Ok, now the screen showing the base hammers of the city based on the current configuration of the citizens, i.e., what tiles they are working now after I adjust the tiles to get down to 2base hammers. 1base hammer is fine too:

Spoiler :
xiZTl.jpg


Here I'm showing the whip button by hovering over it. Note that it says I can use 2 citizens to whip the axe this turn, but only 5H in OF. Yep, the math does not add up.

2whipped citizens = 60H
Axe = 35H

why not 25H overflow, you ask? That first turn penalty I mentioned previously

Spoiler :
BQZGA.jpg



Okay, now for the after. I've hit end turn.

Here's the first screen showing the production bar - you can see that barb axe sitting on your plains cottage:

You can see that the city put 2h into the Axe after I complete the last turn...
Spoiler :
OFxVn.jpg


Here's a screen the same turn showing the BUG info from the whip button:

Spoiler :
f6cNb.jpg


So the Axe will take a 2pop whip

2citizens = 60H
minus
Axe (35-2) = 33H to complete
______
equals 27Hammers of overflow

Here's another screen showing the hammers transferred to the production bar, which is another way to see hammer overflow, especially without BUG mod:

Spoiler :
L1u72.jpg


You see 62/35, which means the city has put 62 hammers into a 35H costs unit, so 27H OF.

Here is another screen the same turn as I adjust tiles to max hammers, as your cities base hammers do still go into the build and add up into total OF for the next turn, although at a penalty usually...there is an OF cap.
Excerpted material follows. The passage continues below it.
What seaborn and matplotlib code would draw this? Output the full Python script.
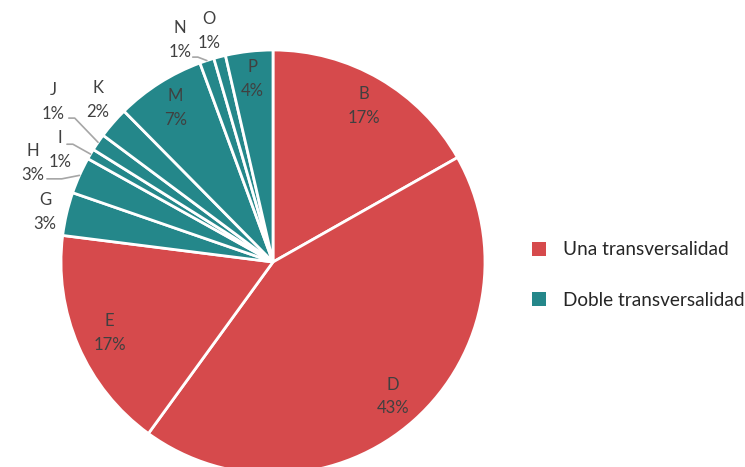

If you had more mines this would be better, but I just made sure o work the horse and that forest - that I had yet to chop for you - now your base production is 10H from 2H:

Spoiler :
GS6Pq.jpg



Now, finally, on the last turn we reap the rewards. This screen I am again hovering over the left side of the production bar. See the 35H of OF...nice!

Spoiler :
q9NZy.jpg


And here, I added your chopped forest for 64 total production in 1 turn for a city with no more that 8 base hammers of improved tiles. It would have been 75 hammers if you had Maths, and you should have Maths by now:

Spoiler :
VawAd.jpg


So think about that and practice it. That whipped axe and chopped just saved about 5 turns off the GLH.